Fuel initiatives delivering meaningful cost savings and operating leverage (FY2024 $65m savings; backlog of productivity for FY2025).
Improved working capital dynamics: -3 days inventory, +15 days payable; free cash flow generation of $83m in FY2024.
Portfolio simplification and category exits reducing complexity and enabling a higher-velocity, higher-margin brand mix.
Platform for growth via channel expansion (away-from-home, e-commerce) and strong Snacking momentum (Garden Veggie Flavor Burst, Terra improvements).
Weaknesses
Q4 2024 organic net sales declined 4% YoY, with North America softness in infant formula and Personal Care; margin and profitability pressured by volume deleverage in NA.
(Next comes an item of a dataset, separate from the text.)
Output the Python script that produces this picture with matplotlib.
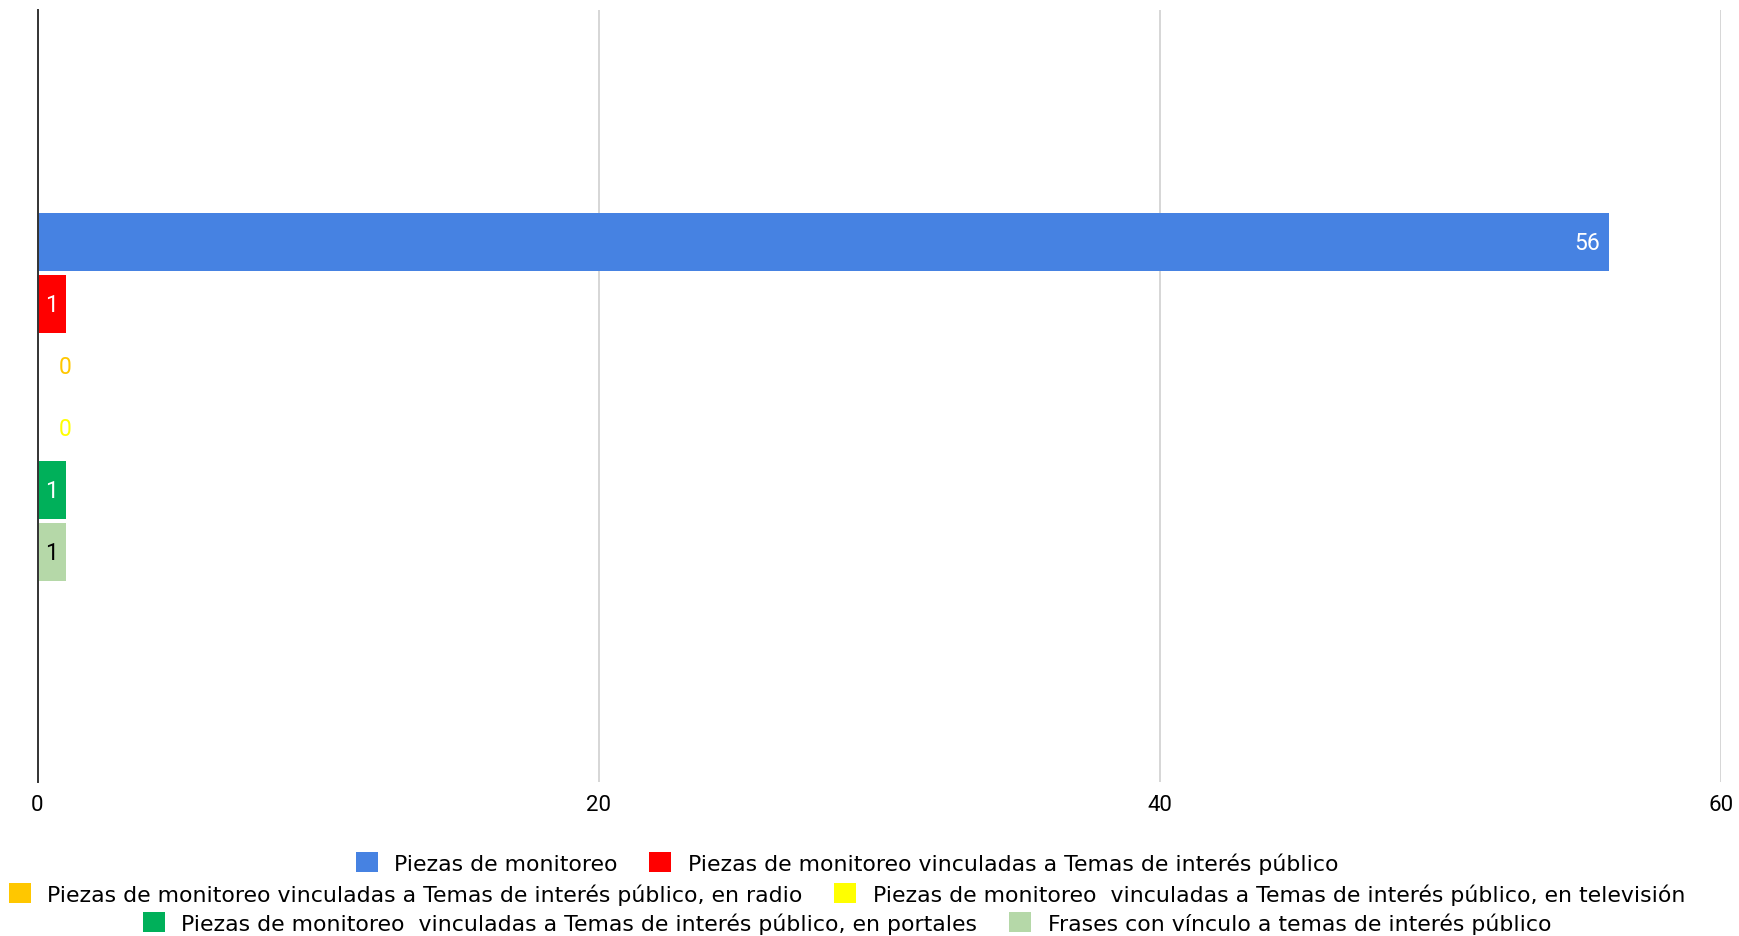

GAAP net income for the quarter negative; ongoing high restructuring charges; reliance on turnaround of formula supply and consumer demand.
Meat-free and Personal Care segments face structural headwinds and portfolio optimization may have near-term earnings variability.
FX and inflation remain potential sources of volatility; some headwinds in front-half 2025 guidance due to promotional timing and portfolio realignment.
Opportunities
Infant formula supply recovery in H1 2025, with Earth’s Best back to full distribution and growth in back-half as supply normalizes.
Snack portfolio expansion in U.S. and UK with additional distribution (Hartley’s, Garden Veggie, Terra) and master-brand campaigns to drive household penetration.
Continued international beverage growth (Natumi, non-dairy) and new oat category innovations to capture premium growth.
Master-brand campaigns and new product launches (Sleepytime, Garden Veggie Flavor Burst, Celestial Seasonings master-brand) to boost category share.
Threats
Sustained supplier constraints or price volatility for infant formula ingredients; potential supply chain disruptions.
Competitive dynamics in the natural/organic space and channel promotions that compress margins.
Regulatory changes or tariffs affecting cross-border trade and input costs.
Execution risk associated with channel expansion and SKU rationalization; gaps in distribution could impact near-term momentum.